Several stocks have come into sharp focus amid these index moves. In Japan, Sony Group advanced 1.23%, providing significant support to the Topix index. Notable top gainers in the Nikkei 225 include Sumco, up 4.47%, Rakuten (+3.63%), and Keisei Electric Railway (+3.52%), reflecting investor appetite for growth and technology-oriented names. The largest loser, Toho Zinc, fell sharply by 10.22%, underscoring sectoral volatility.

Within the Hang Seng, Xiaomi and SMIC were among the most actively traded stocks, declining by 1.7% and 2.8% respectively, as investors rotated away from tech amid geopolitical risks. Alibaba stood out as a top gainer, adding 1%, while Pop Mart slumped 5.6% on renewed supply chain scrutiny.

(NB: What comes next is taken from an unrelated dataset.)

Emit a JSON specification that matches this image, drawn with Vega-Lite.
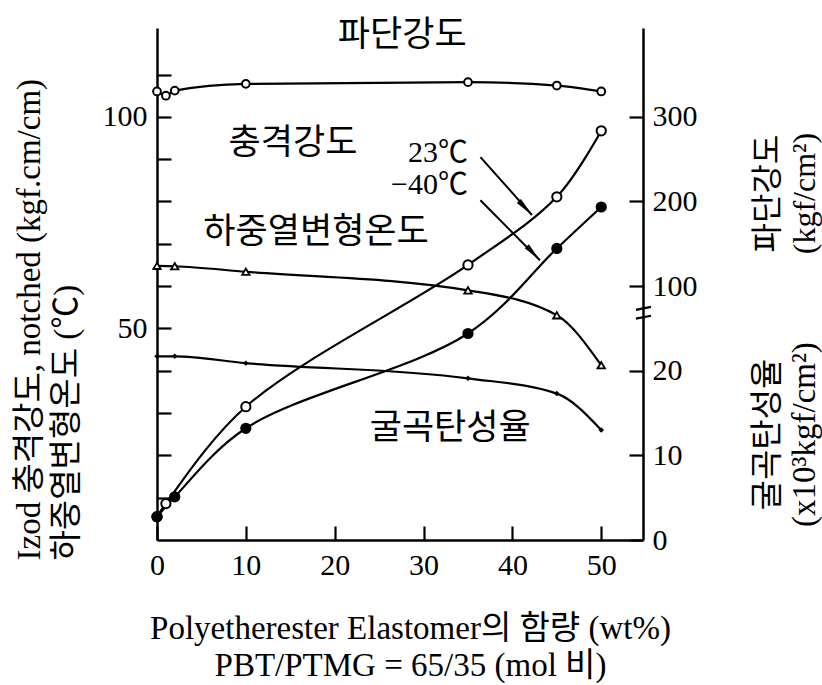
{
  "$schema": "https://vega.github.io/schema/vega-lite/v6.json",
  "width": 486,
  "height": 512,
  "autosize": {"type": "none"},
  "padding": {"left": 157, "top": 28, "right": 179, "bottom": 145},
  "background": "white",
  "config": {
    "view": {"stroke": null},
    "font": "Liberation Serif, Noto Sans CJK KR",
    "axis": {
      "grid": false,
      "domainColor": "black",
      "domainWidth": 2.5,
      "tickColor": "black",
      "tickWidth": 2.2,
      "tickSize": -14,
      "labelFont": "Liberation Serif",
      "labelFontSize": 30,
      "labelColor": "black",
      "labelFlush": false,
      "labelOverlap": false,
      "titleFont": "Liberation Serif, Noto Sans CJK KR",
      "titleFontSize": 32,
      "titleFontWeight": "normal",
      "titleColor": "black"
    },
    "text": {"font": "Liberation Serif, Noto Sans CJK KR", "color": "black"}
  },
  "datasets": {
    "impact": [
      {"temp": "23℃", "pct": 0, "izod": 5.5},
      {"temp": "23℃", "pct": 1, "izod": 8.6},
      {"temp": "23℃", "pct": 10, "izod": 31.5},
      {"temp": "23℃", "pct": 35, "izod": 65.0},
      {"temp": "23℃", "pct": 45, "izod": 81.1},
      {"temp": "23℃", "pct": 50, "izod": 96.7},
      {"temp": "−40℃", "pct": 0, "izod": 5.5},
      {"temp": "−40℃", "pct": 2, "izod": 10.2},
      {"temp": "−40℃", "pct": 10, "izod": 26.4},
      {"temp": "−40℃", "pct": 35, "izod": 48.8},
      {"temp": "−40℃", "pct": 45, "izod": 68.9},
      {"temp": "−40℃", "pct": 50, "izod": 78.7}
    ],
    "hdt": [
      {"pct": 0, "hdt": 64.8},
      {"pct": 2, "hdt": 64.7},
      {"pct": 10, "hdt": 63.4},
      {"pct": 35, "hdt": 59.0},
      {"pct": 45, "hdt": 53.1},
      {"pct": 50, "hdt": 41.3}
    ],
    "tensile": [
      {"pct": 0, "tensile": 330},
      {"pct": 1, "tensile": 325},
      {"pct": 2, "tensile": 331},
      {"pct": 10, "tensile": 339},
      {"pct": 35, "tensile": 341},
      {"pct": 45, "tensile": 337},
      {"pct": 50, "tensile": 330}
    ],
    "flexural": [
      {"pct": 0, "modulus": 21.7},
      {"pct": 2, "modulus": 21.7},
      {"pct": 10, "modulus": 20.9},
      {"pct": 35, "modulus": 19.1},
      {"pct": 45, "modulus": 17.3},
      {"pct": 50, "modulus": 13.0}
    ],
    "labels": [
      {"label": "파단강도", "pct": 27.6, "y": 119.3},
      {"label": "충격강도", "pct": 15.3, "y": 93.8},
      {"label": "하중열변형온도", "pct": 17.9, "y": 72.7},
      {"label": "굴곡탄성율", "pct": 33.0, "y": 26.5}
    ],
    "temps": [
      {"label": "23℃", "pct": 35.0, "y": 91.4},
      {"label": "−40℃", "pct": 35.0, "y": 83.9}
    ],
    "arrows": [
      {"temp": "23℃", "part": "start", "pct": 36.4, "y": 90.5},
      {"temp": "23℃", "part": "end", "pct": 42.2, "y": 76.8},
      {"temp": "−40℃", "part": "start", "pct": 36.4, "y": 80.3},
      {"temp": "−40℃", "part": "end", "pct": 43.1, "y": 66.1}
    ],
    "breaks": [
      {"pct": 53.9, "pct2": 55.6, "y": 54.4, "y2": 55.1},
      {"pct": 53.9, "pct2": 55.6, "y": 52.3, "y2": 53.0}
    ]
  },
  "encoding": {
    "x": {
      "field": "pct",
      "type": "quantitative",
      "scale": {"domain": [0, 54.7], "nice": false, "zero": false},
      "axis": {
        "values": [0, 10, 20, 30, 40, 50],
        "labelPadding": 24,
        "title": ["Polyetherester Elastomer의 함량 (wt%)", "PBT/PTMG = 65/35 (mol 비)"],
        "titleFontSize": 33,
        "titleX": 253,
        "titleY": 98,
        "titleAlign": "center",
        "titleBaseline": "alphabetic",
        "titleLineHeight": 37
      }
    }
  },
  "resolve": {"scale": {"y": "independent"}},
  "layer": [
    {
      "data": {"name": "impact"},
      "mark": {"type": "line", "interpolate": "catmull-rom", "color": "black", "strokeWidth": 2.2},
      "encoding": {
        "y": {
          "field": "izod",
          "type": "quantitative",
          "scale": {"domain": [0, 121], "nice": false, "zero": false},
          "axis": {
            "orient": "left",
            "values": [10, 20, 30, 40, 50, 60, 70, 80, 90, 100, 110],
            "labelExpr": "datum.value == 50 || datum.value == 100 ? datum.label : ''",
            "labelPadding": 24,
            "title": ["Izod 충격강도, notched (kgf.cm/cm)", "하중열변형온도 (℃)"],
            "titleFontSize": 33,
            "titleAngle": 270,
            "titleAlign": "left",
            "titleBaseline": "alphabetic",
            "titleX": -118,
            "titleY": 532,
            "titleLineHeight": 37
          }
        },
        "detail": {"field": "temp"}
      }
    },
    {
      "data": {"name": "tensile"},
      "mark": {"type": "line", "interpolate": "monotone", "color": "black", "strokeWidth": 2.2},
      "encoding": {
        "y": {
          "field": "tensile",
          "type": "quantitative",
          "scale": {"domain": [-200, 405], "nice": false, "zero": false},
          "axis": {
            "orient": "right",
            "values": [100, 200, 300],
            "labelPadding": 23,
            "domain": true,
            "title": ["파단강도", "(kgf/cm²)"],
            "titleAngle": 270,
            "titleAlign": "center",
            "titleBaseline": "alphabetic",
            "titleX": 134,
            "titleY": 165,
            "titleLineHeight": 37
          }
        }
      }
    },
    {
      "data": {"name": "flexural"},
      "mark": {"type": "line", "interpolate": "monotone", "color": "black", "strokeWidth": 2.2},
      "encoding": {
        "y": {
          "field": "modulus",
          "type": "quantitative",
          "scale": {"domain": [0, 60.5], "nice": false, "zero": false},
          "axis": {
            "orient": "right",
            "values": [0, 10, 20],
            "labelPadding": 23,
            "domain": false,
            "title": ["굴곡탄성율", "(x10³kgf/cm²)"],
            "titleFontSize": 33,
            "titleAngle": 270,
            "titleAlign": "center",
            "titleBaseline": "alphabetic",
            "titleX": 134,
            "titleY": 406,
            "titleLineHeight": 37
          }
        }
      }
    },
    {
      "data": {"name": "hdt"},
      "mark": {"type": "line", "interpolate": "monotone", "color": "black", "strokeWidth": 2.2},
      "encoding": {
        "y": {"field": "hdt", "type": "quantitative", "scale": {"domain": [0, 121], "nice": false, "zero": false}, "axis": null}
      }
    },
    {
      "data": {"name": "arrows"},
      "mark": {"type": "line", "color": "black", "strokeWidth": 2},
      "encoding": {
        "y": {"field": "y", "type": "quantitative", "scale": {"domain": [0, 121], "nice": false, "zero": false}, "axis": null},
        "detail": {"field": "temp"}
      }
    },
    {
      "data": {"name": "arrows"},
      "transform": [{"filter": "datum.part == 'end'"}],
      "mark": {"type": "point", "shape": "M0,0L0.35,2.4L-0.35,2.4Z", "filled": true, "color": "black", "opacity": 1, "size": 256, "angle": 137},
      "encoding": {
        "y": {"field": "y", "type": "quantitative", "scale": {"domain": [0, 121], "nice": false, "zero": false}, "axis": null}
      }
    },
    {
      "data": {"name": "tensile"},
      "mark": {"type": "point", "shape": "circle", "filled": true, "fill": "white", "stroke": "black", "strokeWidth": 2, "opacity": 1, "size": 60},
      "encoding": {
        "y": {"field": "tensile", "type": "quantitative", "scale": {"domain": [-200, 405], "nice": false, "zero": false}, "axis": null}
      }
    },
    {
      "data": {"name": "flexural"},
      "mark": {"type": "point", "shape": "diamond", "filled": true, "color": "black", "opacity": 1, "size": 30},
      "encoding": {
        "y": {"field": "modulus", "type": "quantitative", "scale": {"domain": [0, 60.5], "nice": false, "zero": false}, "axis": null}
      }
    },
    {
      "data": {"name": "hdt"},
      "mark": {"type": "point", "shape": "triangle-up", "filled": true, "fill": "white", "stroke": "black", "strokeWidth": 1.8, "opacity": 1, "size": 55},
      "encoding": {
        "y": {"field": "hdt", "type": "quantitative", "scale": {"domain": [0, 121], "nice": false, "zero": false}, "axis": null}
      }
    },
    {
      "data": {"name": "impact"},
      "mark": {"type": "point", "shape": "circle", "filled": true, "stroke": "black", "strokeWidth": 2, "opacity": 1, "size": 85},
      "encoding": {
        "y": {"field": "izod", "type": "quantitative", "scale": {"domain": [0, 121], "nice": false, "zero": false}, "axis": null},
        "fill": {"field": "temp", "type": "nominal", "scale": {"domain": ["23℃", "−40℃"], "range": ["white", "black"]}, "legend": null}
      }
    },
    {
      "mark": {"type": "rule", "color": "white", "strokeWidth": 6},
      "encoding": {
        "x": {"datum": 54.7, "type": "quantitative"},
        "y": {"datum": 53.2, "type": "quantitative", "scale": {"domain": [0, 121], "nice": false, "zero": false}, "axis": null},
        "y2": {"datum": 54.2}
      }
    },
    {
      "data": {"name": "breaks"},
      "mark": {"type": "rule", "color": "black", "strokeWidth": 2.2},
      "encoding": {
        "x2": {"field": "pct2"},
        "y": {"field": "y", "type": "quantitative", "scale": {"domain": [0, 121], "nice": false, "zero": false}, "axis": null},
        "y2": {"field": "y2"}
      }
    },
    {
      "data": {"name": "labels"},
      "mark": {"type": "text", "fontSize": 35, "align": "center", "baseline": "middle"},
      "encoding": {
        "y": {"field": "y", "type": "quantitative", "scale": {"domain": [0, 121], "nice": false, "zero": false}, "axis": null},
        "text": {"field": "label"}
      }
    },
    {
      "data": {"name": "temps"},
      "mark": {"type": "text", "fontSize": 30, "align": "right", "baseline": "middle"},
      "encoding": {
        "y": {"field": "y", "type": "quantitative", "scale": {"domain": [0, 121], "nice": false, "zero": false}, "axis": null},
        "text": {"field": "label"}
      }
    }
  ]
}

On the Shanghai Composite, Ping An Insurance gained 3.7%, marking it as both a most active and top-performing stock. Other active names included Foxconn Industrial (+1.4%), PetroChina (+0.8%), and China Construction Bank (+0.4%). These movements highlight continued investor interest in financials and large-cap industrials.


Economic News

Recent economic developments continue to exert a strong influence on Asian markets. The Nikkei 225’s record-setting rally is fueled by anticipation of a potential snap election in Japan, which investors interpret as a catalyst for pro-growth policy continuity. In China, fourth-quarter GDP growth came in at 4.5%, marking a three-year low and increasing caution in growth-sensitive sectors. On the policy front, the People’s Bank of China is set to announce its latest interest rate decision, a move closely watched by market participants seeking signals on future liquidity and stimulus measures.

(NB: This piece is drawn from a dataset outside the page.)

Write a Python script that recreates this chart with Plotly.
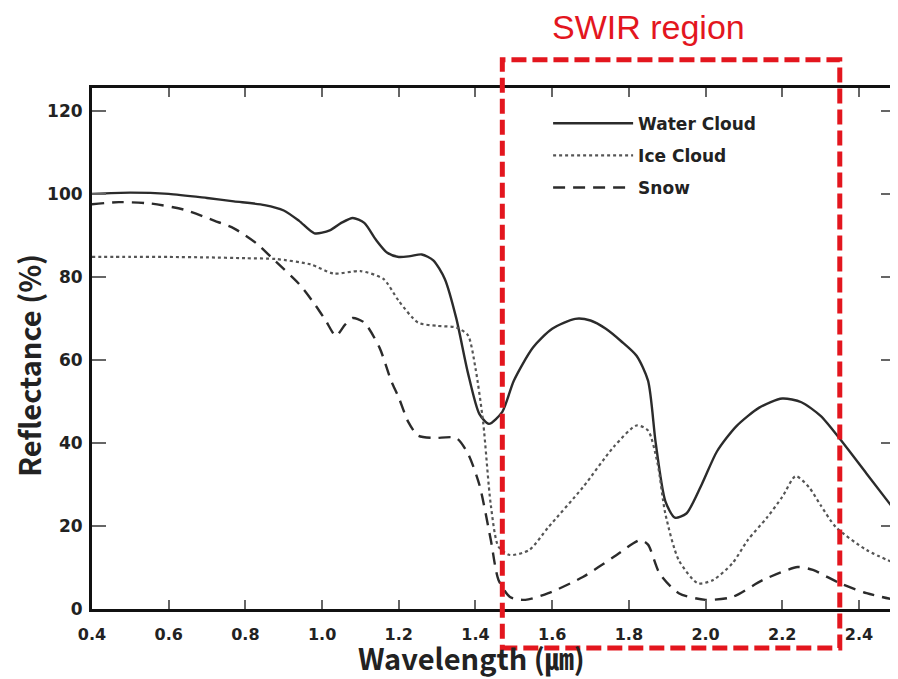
import plotly.graph_objects as go

# ---------------- data ----------------
water_x = [0.40, 0.50, 0.60, 0.70, 0.77, 0.85, 0.90, 0.94, 0.98, 1.02, 1.05, 1.08, 1.11, 1.14, 1.17, 1.20,
           1.23, 1.26, 1.29, 1.32, 1.35, 1.38, 1.41, 1.435, 1.47, 1.50, 1.55, 1.60, 1.66, 1.70, 1.74,
           1.78, 1.82, 1.85, 1.87, 1.895, 1.92, 1.95, 1.99, 2.03, 2.08, 2.14, 2.20, 2.25, 2.30, 2.35,
           2.42, 2.494]
water_y = [100.0, 100.3, 100.0, 99.0, 98.2, 97.3, 96.0, 93.5, 90.5, 91.2, 93.0, 94.2, 93.0, 89.0, 85.8, 84.8,
           85.0, 85.4, 84.0, 79.5, 70.0, 57.0, 47.0, 44.6, 47.5, 55.0, 63.0, 67.5, 69.9, 69.5, 67.5,
           64.5, 61.0, 55.0, 40.0, 26.0, 22.0, 23.0, 30.0, 38.0, 44.0, 48.5, 50.7, 49.8, 46.5, 41.0,
           32.6, 23.7]

ice_x = [0.40, 0.50, 0.60, 0.70, 0.80, 0.88, 0.97, 1.03, 1.10, 1.16, 1.20, 1.25, 1.30, 1.35, 1.38,
         1.40, 1.42, 1.44, 1.46, 1.49, 1.54, 1.59, 1.68, 1.76, 1.82, 1.85, 1.875, 1.895, 1.93, 1.98,
         2.02, 2.07, 2.11, 2.16, 2.20, 2.235, 2.27, 2.30, 2.34, 2.42, 2.494]
ice_y = [84.8, 84.8, 84.8, 84.7, 84.5, 84.3, 83.0, 80.8, 81.4, 79.5, 74.2, 69.0, 68.2, 67.8, 66.0,
         58.0, 45.0, 25.0, 15.0, 13.0, 14.2, 19.7, 29.3, 39.0, 44.2, 43.0, 35.0, 23.0, 11.8, 6.2,
         7.0, 11.0, 16.6, 22.0, 27.0, 32.0, 29.3, 25.0, 19.7, 14.2, 11.0]

snow_x = [0.40, 0.47, 0.55, 0.64, 0.72, 0.77, 0.83, 0.87, 0.94, 0.98, 1.01, 1.036, 1.06, 1.08, 1.11,
          1.15, 1.18, 1.20, 1.225, 1.25, 1.29, 1.35, 1.38, 1.41, 1.44, 1.46, 1.49, 1.53, 1.59,
          1.68, 1.76, 1.83, 1.85, 1.88, 1.93, 2.00, 2.07, 2.15, 2.24, 2.28, 2.35, 2.42, 2.494]
snow_y = [97.5, 98.0, 97.7, 96.2, 93.5, 91.7, 88.0, 84.5, 78.3, 73.5, 69.4, 65.8, 68.5, 70.1, 69.0,
          62.9, 55.0, 50.9, 45.0, 41.8, 41.2, 41.2, 37.5, 30.0, 16.6, 7.0, 2.9, 2.2, 3.8,
          7.7, 12.5, 16.6, 15.5, 8.6, 3.8, 2.2, 2.9, 7.0, 10.1, 9.4, 6.2, 3.8, 2.2]

series_names = ["Water Cloud", "Ice Cloud", "Snow"]
x_ticks = [0.4, 0.6, 0.8, 1.0, 1.2, 1.4, 1.6, 1.8, 2.0, 2.2, 2.4]
y_ticks = [0, 20, 40, 60, 80, 100, 120]
x_range = [0.4, 2.494]
y_range = [0, 125.5]
swir_band = [1.47, 2.35]

# ---------------- figure ----------------
FONT = "Noto Sans CJK KR, Noto Sans, sans-serif"
TICKFONT = "DejaVu Sans, sans-serif"
fig = go.Figure()
fig.add_trace(go.Scatter(x=water_x, y=water_y, name=series_names[0], mode="lines", legendgroup="a",
                         line=dict(color="#2b2b2b", width=2.4, shape="spline", smoothing=0.7)))
fig.add_trace(go.Scatter(x=ice_x, y=ice_y, name=series_names[1], mode="lines", legendgroup="b",
                         line=dict(color="#555555", width=2.2, dash="dot", shape="spline", smoothing=0.7)))
fig.add_trace(go.Scatter(x=snow_x, y=snow_y, name=series_names[2], mode="lines", legendgroup="c",
                         line=dict(color="#2b2b2b", width=2.4, dash="12px,8px", shape="spline", smoothing=0.7)))

fig.update_layout(
    width=890, height=671,
    margin=dict(l=84, r=0, t=80, b=70),
    paper_bgcolor="white", plot_bgcolor="white",
    font=dict(family=FONT, color="#222222"),
    showlegend=True,
    legend=dict(x=0.568, y=0.966, xanchor="left", yanchor="top",
                bgcolor="rgba(0,0,0,0)", itemwidth=80, tracegroupgap=7,
                font=dict(family=TICKFONT, size=17, weight="bold", color="#222222")),
)
fig.update_xaxes(range=x_range, tickvals=x_ticks, tickformat=".1f",
                 showline=True, linecolor="#111111", linewidth=3, mirror="ticks",
                 ticks="inside", ticklen=9, tickwidth=2, tickcolor="#666666",
                 showgrid=False, zeroline=False, ticklabelstandoff=9,
                 tickfont=dict(family=TICKFONT, size=16, weight="bold", color="#222222"))
fig.update_yaxes(range=y_range, tickvals=y_ticks,
                 showline=True, linecolor="#111111", linewidth=3, mirror="ticks",
                 ticks="inside", ticklen=14, tickwidth=2, tickcolor="#666666",
                 showgrid=False, zeroline=False, ticklabelstandoff=3,
                 tickfont=dict(family=TICKFONT, size=17, weight="bold", color="#222222"))

# paper-coordinate helper for the SWIR box (derived from the axis range)
def xpaper(v):
    return (v - x_range[0]) / (x_range[1] - x_range[0])

fig.add_shape(type="rect", xref="paper", yref="paper",
              x0=xpaper(swir_band[0]), x1=xpaper(swir_band[1]), y0=-0.075, y1=1.054,
              line=dict(color="#e3161e", width=5, dash="15px,6px"), fillcolor="rgba(0,0,0,0)",
              layer="above")

fig.add_annotation(text="SWIR region", xref="paper", yref="paper",
                   x=0.6935, y=1.118, borderpad=0,
                   showarrow=False, xanchor="center", yanchor="middle",
                   font=dict(family="Liberation Sans, Arial, sans-serif", size=34, color="#e3161e"))
fig.add_annotation(text="Wavelength (㎛)", xref="paper", yref="paper", x=0.472, y=-0.092, borderpad=0,
                   showarrow=False, xanchor="center", yanchor="middle",
                   font=dict(family=FONT, size=29, weight="bold", color="#222222"))
fig.add_annotation(text="Reflectance (%)", xref="paper", yref="paper", x=-0.079, y=0.468,
                   showarrow=False, xanchor="center", yanchor="middle", textangle=-90,
                   font=dict(family=FONT, size=29, weight="bold", color="#222222"))

fig.write_html("out.html")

Geopolitically, fresh U.S. tariff threats have dampened risk appetite across the region, most notably dragging on the Hang Seng Index, and have led to renewed volatility in tech and export-oriented stocks. This external pressure is compounded by China’s recent regulatory moves, including higher margin requirements for stock purchases, which have temporarily suppressed speculative trading and volatility.


Economic Events

Key upcoming events that are likely to set the tone for Asian markets include the People’s Bank of China’s pending interest rate decision on January 20, 2026. This announcement is expected to impact not only the Shanghai Composite but also broader risk sentiment across Asia, particularly if policy shifts signal further monetary easing or tightening. Additionally, the impending release of the BusinessNZ Performance of Services Index for New Zealand will provide important insights into the regional services sector’s momentum, potentially influencing currency and equity flows in the Asia-Pacific region.


Market Sentiment

Overall sentiment is bifurcated across the region. The Nikkei 225 is experiencing a strong bullish wave, underpinned by political optimism and robust corporate earnings momentum. This sentiment may encourage further buying, though investors should remain attentive to election-related headlines. Conversely, the Hang Seng Index is weighed down by escalating trade tensions and regulatory scrutiny, prompting a defensive, bearish stance among investors. The Shanghai Composite’s continued rally, despite external pressures, reflects underlying resilience—investors are cautiously optimistic, supported by policy stimulus and selective sector strength.



Please note that the analysis is for informational purposes only and does not constitute financial advice. Users should conduct their own research.